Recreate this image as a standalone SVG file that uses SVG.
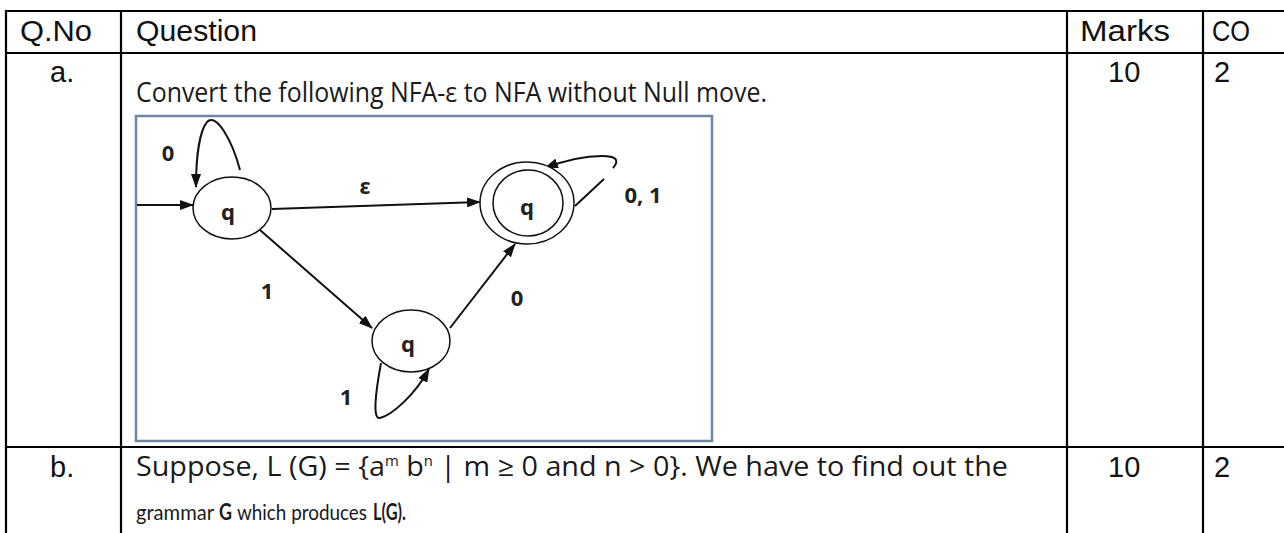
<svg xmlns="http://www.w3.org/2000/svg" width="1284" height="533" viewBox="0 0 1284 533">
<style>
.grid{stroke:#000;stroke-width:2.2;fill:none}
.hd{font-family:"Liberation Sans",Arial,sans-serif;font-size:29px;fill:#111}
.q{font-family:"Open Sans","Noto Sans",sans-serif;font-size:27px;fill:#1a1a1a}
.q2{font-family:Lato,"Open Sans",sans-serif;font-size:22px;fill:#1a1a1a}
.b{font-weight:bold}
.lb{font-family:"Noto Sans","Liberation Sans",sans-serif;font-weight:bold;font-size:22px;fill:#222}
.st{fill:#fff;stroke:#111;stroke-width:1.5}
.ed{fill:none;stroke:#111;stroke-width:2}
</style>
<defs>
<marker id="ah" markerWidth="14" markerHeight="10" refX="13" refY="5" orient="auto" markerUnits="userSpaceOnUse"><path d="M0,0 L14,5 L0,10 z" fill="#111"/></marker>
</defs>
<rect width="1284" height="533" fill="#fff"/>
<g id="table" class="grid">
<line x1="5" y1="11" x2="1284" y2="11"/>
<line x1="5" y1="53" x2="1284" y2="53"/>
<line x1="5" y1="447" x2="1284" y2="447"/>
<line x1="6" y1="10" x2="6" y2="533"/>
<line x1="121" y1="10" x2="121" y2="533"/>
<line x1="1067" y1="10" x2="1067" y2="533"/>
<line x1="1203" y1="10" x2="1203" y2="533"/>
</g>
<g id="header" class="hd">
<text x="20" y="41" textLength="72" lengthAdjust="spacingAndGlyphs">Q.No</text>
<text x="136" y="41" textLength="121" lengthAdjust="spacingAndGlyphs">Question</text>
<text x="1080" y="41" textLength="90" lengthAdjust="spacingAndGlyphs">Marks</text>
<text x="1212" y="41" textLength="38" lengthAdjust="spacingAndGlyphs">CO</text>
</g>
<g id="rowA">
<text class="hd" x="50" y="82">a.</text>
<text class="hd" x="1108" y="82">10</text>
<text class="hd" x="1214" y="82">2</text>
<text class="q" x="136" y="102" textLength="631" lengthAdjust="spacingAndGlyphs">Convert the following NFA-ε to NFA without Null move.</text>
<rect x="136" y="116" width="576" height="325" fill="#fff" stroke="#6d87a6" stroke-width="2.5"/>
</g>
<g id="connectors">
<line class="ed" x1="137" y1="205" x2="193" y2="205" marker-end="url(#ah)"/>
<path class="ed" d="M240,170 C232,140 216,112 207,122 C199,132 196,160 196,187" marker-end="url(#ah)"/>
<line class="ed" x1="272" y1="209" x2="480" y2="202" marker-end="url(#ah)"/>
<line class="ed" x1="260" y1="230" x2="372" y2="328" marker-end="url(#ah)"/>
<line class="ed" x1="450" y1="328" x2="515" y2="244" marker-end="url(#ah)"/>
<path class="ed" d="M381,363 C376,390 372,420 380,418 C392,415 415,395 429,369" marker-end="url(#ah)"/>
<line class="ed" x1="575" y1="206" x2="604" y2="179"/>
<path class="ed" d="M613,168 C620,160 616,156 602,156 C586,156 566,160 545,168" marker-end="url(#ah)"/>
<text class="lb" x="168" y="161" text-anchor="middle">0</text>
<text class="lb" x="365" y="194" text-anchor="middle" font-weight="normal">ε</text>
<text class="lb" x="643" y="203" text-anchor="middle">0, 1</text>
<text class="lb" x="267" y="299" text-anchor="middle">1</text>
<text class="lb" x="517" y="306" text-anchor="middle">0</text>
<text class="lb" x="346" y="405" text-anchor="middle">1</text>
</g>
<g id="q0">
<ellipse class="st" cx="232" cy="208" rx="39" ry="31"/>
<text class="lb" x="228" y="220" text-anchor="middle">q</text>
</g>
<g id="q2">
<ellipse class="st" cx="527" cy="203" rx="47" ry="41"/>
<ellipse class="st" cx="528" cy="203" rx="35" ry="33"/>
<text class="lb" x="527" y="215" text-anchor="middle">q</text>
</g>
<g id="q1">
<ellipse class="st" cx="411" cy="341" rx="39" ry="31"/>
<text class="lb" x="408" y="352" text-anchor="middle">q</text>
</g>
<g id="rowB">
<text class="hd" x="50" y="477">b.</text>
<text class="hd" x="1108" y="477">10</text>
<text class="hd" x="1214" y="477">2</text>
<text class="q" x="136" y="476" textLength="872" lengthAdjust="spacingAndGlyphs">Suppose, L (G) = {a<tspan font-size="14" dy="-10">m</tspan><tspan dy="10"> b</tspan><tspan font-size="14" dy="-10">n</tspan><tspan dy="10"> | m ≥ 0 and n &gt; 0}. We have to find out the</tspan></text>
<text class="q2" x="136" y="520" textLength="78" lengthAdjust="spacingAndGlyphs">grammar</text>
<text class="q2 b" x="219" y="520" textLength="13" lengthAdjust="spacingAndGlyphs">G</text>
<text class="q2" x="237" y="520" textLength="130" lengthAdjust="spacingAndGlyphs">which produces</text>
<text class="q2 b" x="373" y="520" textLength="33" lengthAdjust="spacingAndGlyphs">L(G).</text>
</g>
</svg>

▶ [Directions] Transcribe the whole listing, character for character, but not its images.

▶ [Task result]
Recreate this image as a standalone SVG file that uses SVG.
<svg xmlns="http://www.w3.org/2000/svg" width="1284" height="533" viewBox="0 0 1284 533">
<style>
.grid{stroke:#000;stroke-width:2.2;fill:none}
.hd{font-family:"Liberation Sans",Arial,sans-serif;font-size:29px;fill:#111}
.q{font-family:"Open Sans","Noto Sans",sans-serif;font-size:27px;fill:#1a1a1a}
.q2{font-family:Lato,"Open Sans",sans-serif;font-size:22px;fill:#1a1a1a}
.b{font-weight:bold}
.lb{font-family:"Noto Sans","Liberation Sans",sans-serif;font-weight:bold;font-size:22px;fill:#222}
.st{fill:#fff;stroke:#111;stroke-width:1.5}
.ed{fill:none;stroke:#111;stroke-width:2}
</style>
<defs>
<marker id="ah" markerWidth="14" markerHeight="10" refX="13" refY="5" orient="auto" markerUnits="userSpaceOnUse"><path d="M0,0 L14,5 L0,10 z" fill="#111"/></marker>
</defs>
<rect width="1284" height="533" fill="#fff"/>
<g id="table" class="grid">
<line x1="5" y1="11" x2="1284" y2="11"/>
<line x1="5" y1="53" x2="1284" y2="53"/>
<line x1="5" y1="447" x2="1284" y2="447"/>
<line x1="6" y1="10" x2="6" y2="533"/>
<line x1="121" y1="10" x2="121" y2="533"/>
<line x1="1067" y1="10" x2="1067" y2="533"/>
<line x1="1203" y1="10" x2="1203" y2="533"/>
</g>
<g id="header" class="hd">
<text x="20" y="41" textLength="72" lengthAdjust="spacingAndGlyphs">Q.No</text>
<text x="136" y="41" textLength="121" lengthAdjust="spacingAndGlyphs">Question</text>
<text x="1080" y="41" textLength="90" lengthAdjust="spacingAndGlyphs">Marks</text>
<text x="1212" y="41" textLength="38" lengthAdjust="spacingAndGlyphs">CO</text>
</g>
<g id="rowA">
<text class="hd" x="50" y="82">a.</text>
<text class="hd" x="1108" y="82">10</text>
<text class="hd" x="1214" y="82">2</text>
<text class="q" x="136" y="102" textLength="631" lengthAdjust="spacingAndGlyphs">Convert the following NFA-ε to NFA without Null move.</text>
<rect x="136" y="116" width="576" height="325" fill="#fff" stroke="#6d87a6" stroke-width="2.5"/>
</g>
<g id="connectors">
<line class="ed" x1="137" y1="205" x2="193" y2="205" marker-end="url(#ah)"/>
<path class="ed" d="M240,170 C232,140 216,112 207,122 C199,132 196,160 196,187" marker-end="url(#ah)"/>
<line class="ed" x1="272" y1="209" x2="480" y2="202" marker-end="url(#ah)"/>
<line class="ed" x1="260" y1="230" x2="372" y2="328" marker-end="url(#ah)"/>
<line class="ed" x1="450" y1="328" x2="515" y2="244" marker-end="url(#ah)"/>
<path class="ed" d="M381,363 C376,390 372,420 380,418 C392,415 415,395 429,369" marker-end="url(#ah)"/>
<line class="ed" x1="575" y1="206" x2="604" y2="179"/>
<path class="ed" d="M613,168 C620,160 616,156 602,156 C586,156 566,160 545,168" marker-end="url(#ah)"/>
<text class="lb" x="168" y="161" text-anchor="middle">0</text>
<text class="lb" x="365" y="194" text-anchor="middle" font-weight="normal">ε</text>
<text class="lb" x="643" y="203" text-anchor="middle">0, 1</text>
<text class="lb" x="267" y="299" text-anchor="middle">1</text>
<text class="lb" x="517" y="306" text-anchor="middle">0</text>
<text class="lb" x="346" y="405" text-anchor="middle">1</text>
</g>
<g id="q0">
<ellipse class="st" cx="232" cy="208" rx="39" ry="31"/>
<text class="lb" x="228" y="220" text-anchor="middle">q</text>
</g>
<g id="q2">
<ellipse class="st" cx="527" cy="203" rx="47" ry="41"/>
<ellipse class="st" cx="528" cy="203" rx="35" ry="33"/>
<text class="lb" x="527" y="215" text-anchor="middle">q</text>
</g>
<g id="q1">
<ellipse class="st" cx="411" cy="341" rx="39" ry="31"/>
<text class="lb" x="408" y="352" text-anchor="middle">q</text>
</g>
<g id="rowB">
<text class="hd" x="50" y="477">b.</text>
<text class="hd" x="1108" y="477">10</text>
<text class="hd" x="1214" y="477">2</text>
<text class="q" x="136" y="476" textLength="872" lengthAdjust="spacingAndGlyphs">Suppose, L (G) = {a<tspan font-size="14" dy="-10">m</tspan><tspan dy="10"> b</tspan><tspan font-size="14" dy="-10">n</tspan><tspan dy="10"> | m ≥ 0 and n &gt; 0}. We have to find out the</tspan></text>
<text class="q2" x="136" y="520" textLength="78" lengthAdjust="spacingAndGlyphs">grammar</text>
<text class="q2 b" x="219" y="520" textLength="13" lengthAdjust="spacingAndGlyphs">G</text>
<text class="q2" x="237" y="520" textLength="130" lengthAdjust="spacingAndGlyphs">which produces</text>
<text class="q2 b" x="373" y="520" textLength="33" lengthAdjust="spacingAndGlyphs">L(G).</text>
</g>
</svg>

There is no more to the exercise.